Dozens of property investors, from San Diego to San Francisco, are beginning to suffer from vacancies created by shrinking demand from dot-com tenants. Meantime, a small but growing number of retailers have begun trimming back their Golden State operations, even as some retail investors struggle to cope with the string of closures triggered by failures in the movie-theater business.
"The current low rate of unemployment, the narrowing of the interest rate spread and the disappointing corporate profits have been pointing to the end of the economic expansion for some time," says Edward Leamer, an economist at UCLA's Anderson School of Business. Though the national economy will slow more than California's next year, he adds, the statewide unemployment rate appears certain to rise and growth here will moderate in 2001.
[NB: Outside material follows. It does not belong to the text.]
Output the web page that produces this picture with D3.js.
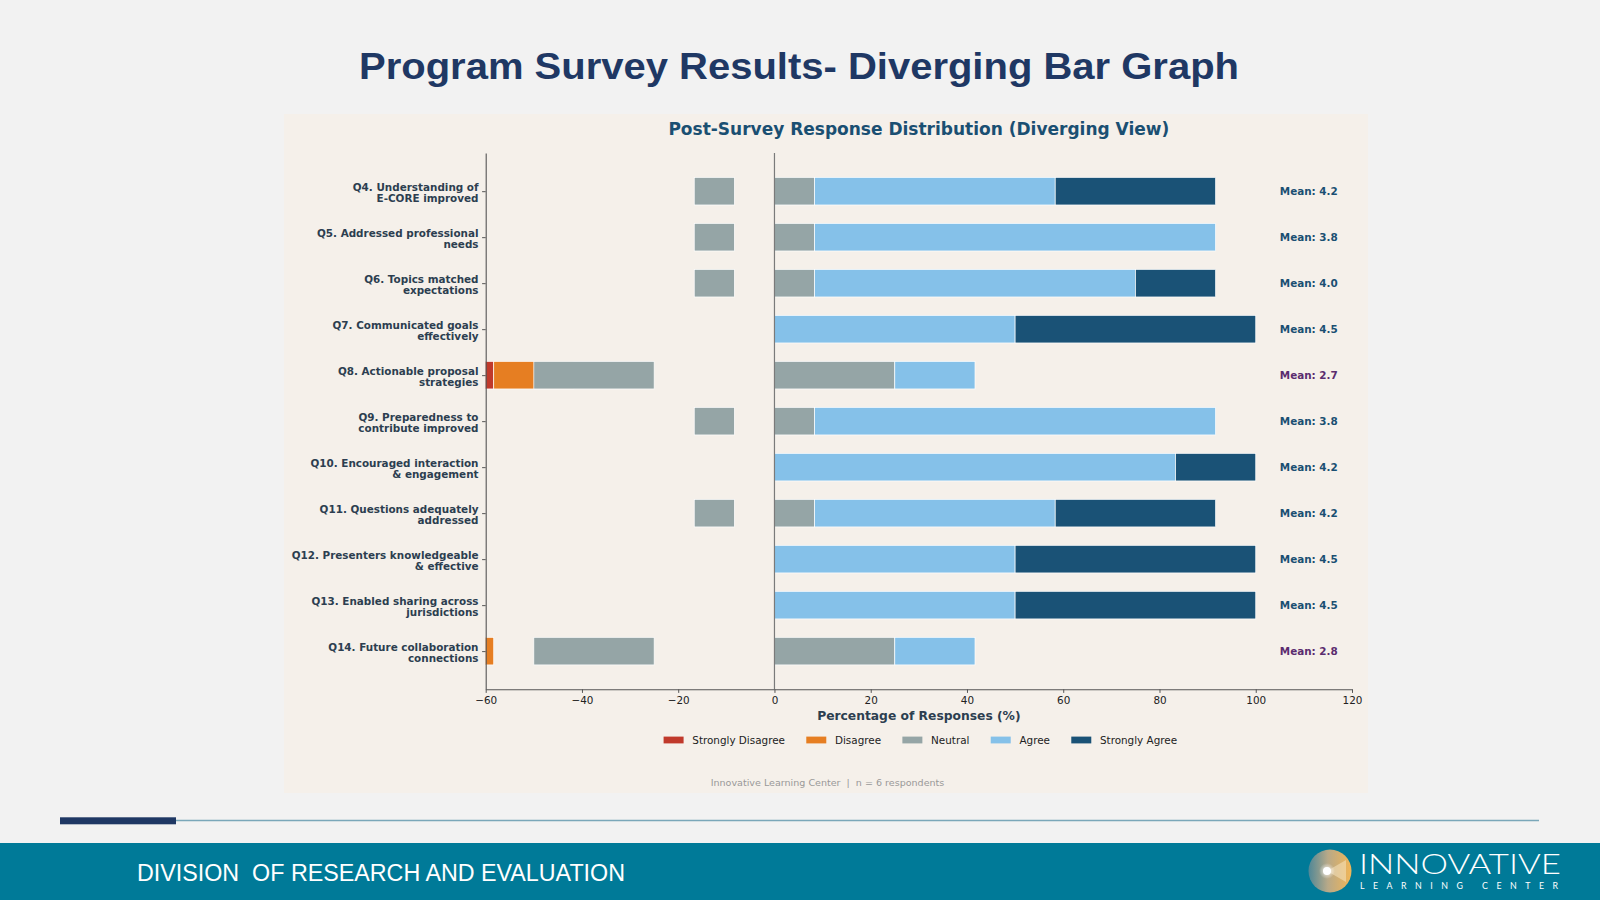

The dot-com shakeout that started on Wall Street last spring is now spilling over into California's office market, where dozens of failed or downsizing Internet tenants have put more than two-million sf of their office space up for sublet.
In Southern California, the West Los Angeles market has felt the sting of the closings most of all. Researchers at Julien J. Studley says there's more than 500,000 sf of prime Westside space now available for sublet, pushing the submarket's vacancy factor to above 7% from just 3.4% earlier this year.
Even the San Francisco market, which had a vacancy factor as low as 1% throughout much of 2000, is starting to feel the pinch. Its overall vacancy rate has climbed to about 4% in recent months, according to brokerage reports, as struggling dot-coms have placed more than one-million sf up for sublet.
The troubles in the dot-com sector come as even some traditional space-users, particularly retailers, are suffering problems of their own. Earlier this month, home-improvement giant HomeBase Inc. abruptly closed 22 of its stores--nearly all in Southern California--and announced plans to convert its 62 others to home-furniture outlets. Still other retail projects have been hurt by the high-profile bankruptcies of some theater chains, which have raised the region's overall retail vacancy rate and left many malls and shopping centers without an important avenue to draw visitors.